Nowadays MySQL has a much slower release cycle than it used to. It's still available in "commercial" and free ("community") releases. There's still a company behind it--a much larger one in fact. But one that also has a vested interest in showing how it works better on their storage appliances or 256 "core" computers and whatnot...

Meanwhile, all the cutting edge stuff (at least from the point of view of scaling) is happening outside Sun/MySQL and being integrated by OurDelta and even Drizzle.


Zawodny details the importance of these forks to MySQL ("The single most interesting and surprising thing to me is both the number and necessity of third-party patches for enhancing various aspects of MySQL and InnoDB"), and it's here that one sees the strength of the open-source model, but also the potential fragility of open source as a business. These forks provide a robust MySQL database...for free.

This is good, right? Well, it is, but perhaps not if you're MySQL (or, rather, Sun), the company. For all the benefits such forks and additions provide to MySQL, they absolutely depend on Sun doing the core development on the MySQL database, core development which becomes ever more difficult to fund if such peripheral projects siphon away Sun's return on the MySQL investment.

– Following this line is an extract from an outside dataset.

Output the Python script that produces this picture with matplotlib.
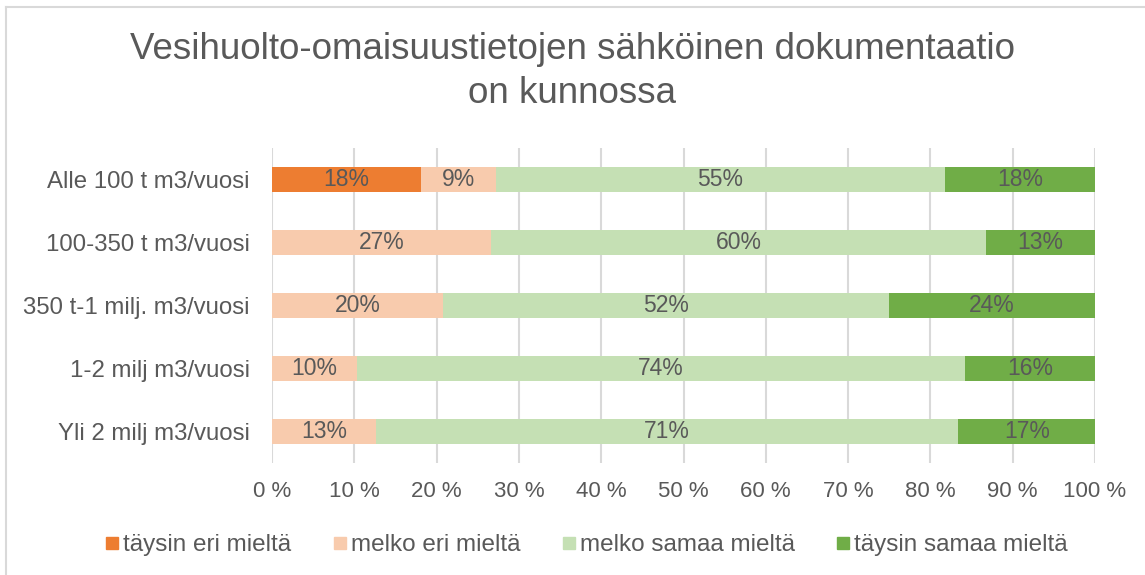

It would seem to me that the best way for this vibrant community around MySQL to become good for the corporate MySQL would be for the community to become so active and diverse that the MySQL database begs for standardization at the core again. Sun can provide that, making enterprise customers happy and, in turn, making Sun happy.

One thing is clear: Sun needs to immediately start releasing its own "fork" of the MySQL database, one that is tuned to enterprise requirements, and one that includes functionality/tools that customers can't find elsewhere. If it's fair for Drizzle, OurDelta, Percona, etc. to enhance and extend the MySQL experience, then it's fair that Sun do this, too. Only as Sun creates differentiated value will it ensure an ongoing, rising revenue stream that will enable it to fund MySQL development, development upon which these forks critically depend.